The trip underscores the forces that complicate Washington’s battle for influence in Syria, which is under US sanctions because the State Department considers it a sponsor of terrorism. Despite US outreach, Syria has remained close to Iran and the militant groups Hamas and Hezbollah, while building ties with Venezuela.

In Damascus, Chávez said that he and Syria’s president, Bashar Assad, are “on the attack to speed up the fall of the imperialist powers so that we have a new, balanced world.’’

The two also discussed a proposed oil project and signed several economic agreements.
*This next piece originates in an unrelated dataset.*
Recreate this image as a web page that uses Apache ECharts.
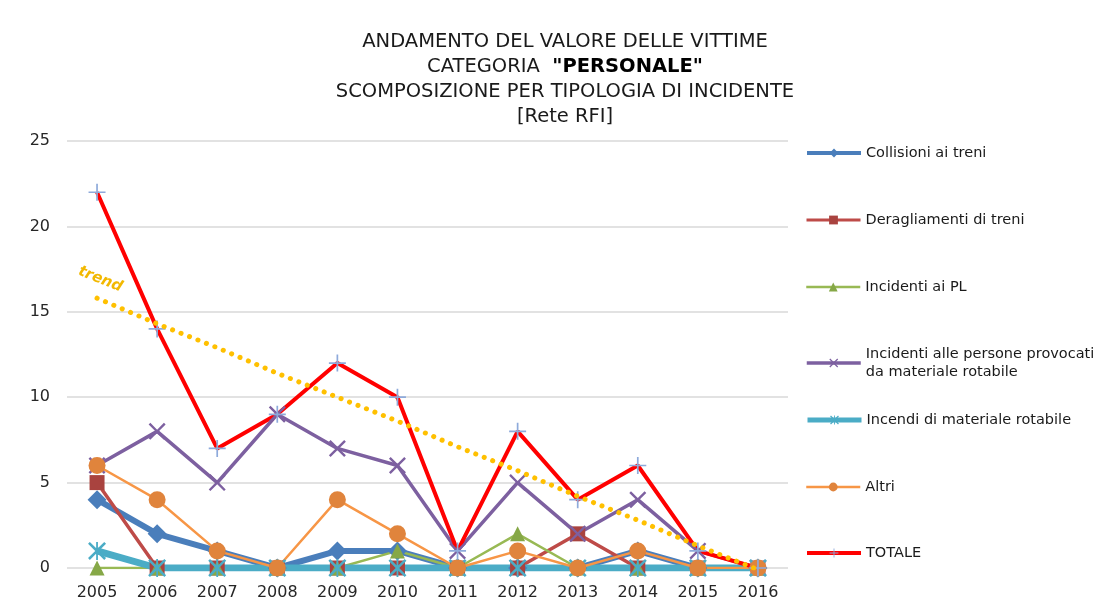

Chávez arrived in Syria on Wednesday from Tehran, where he and President Mahmoud Ahmadinejad of Iran said they are united in efforts to establish a “new world order’’ that will eliminate Western dominance over global affairs.

The United States accuses Syria of secret nuclear activities, which Damascus denies.

President Obama has made repeated overtures to Damascus this year, including nominating the first US ambassador to Syria since 2005 and sending top diplomats to meet with Assad.

But Syria has only strengthened ties with outspoken critics of Washington, such as Venezuela. Still, Syria stands to gain from improved ties with Washington, which could boost the country’s struggling economy and end the sanctions. Since he rose to office in 2000, Assad has begun to dismantle his late father’s socialist legacy. He loosened the reins on banking, sought to attract foreign investment, and encouraged tourism and private education.

He also is hoping for US mediation in indirect peace talks with Israel — a recognition that he needs Washington’s help to reach his goal of winning the return of the Golan Heights, seized by Israel in the 1967 Mideast war.

Yesterday, Assad said Israel “does not have the desire to give anything for the sake of peace.’’

A Venezuelan government statement yesterday said Chávez has also used his trip to discuss oil and gas projects with Mideast governments.

Before making stops in the Middle East, Chávez traveled to Russia, Belarus, and Ukraine. He is headed next to Libya and Portugal.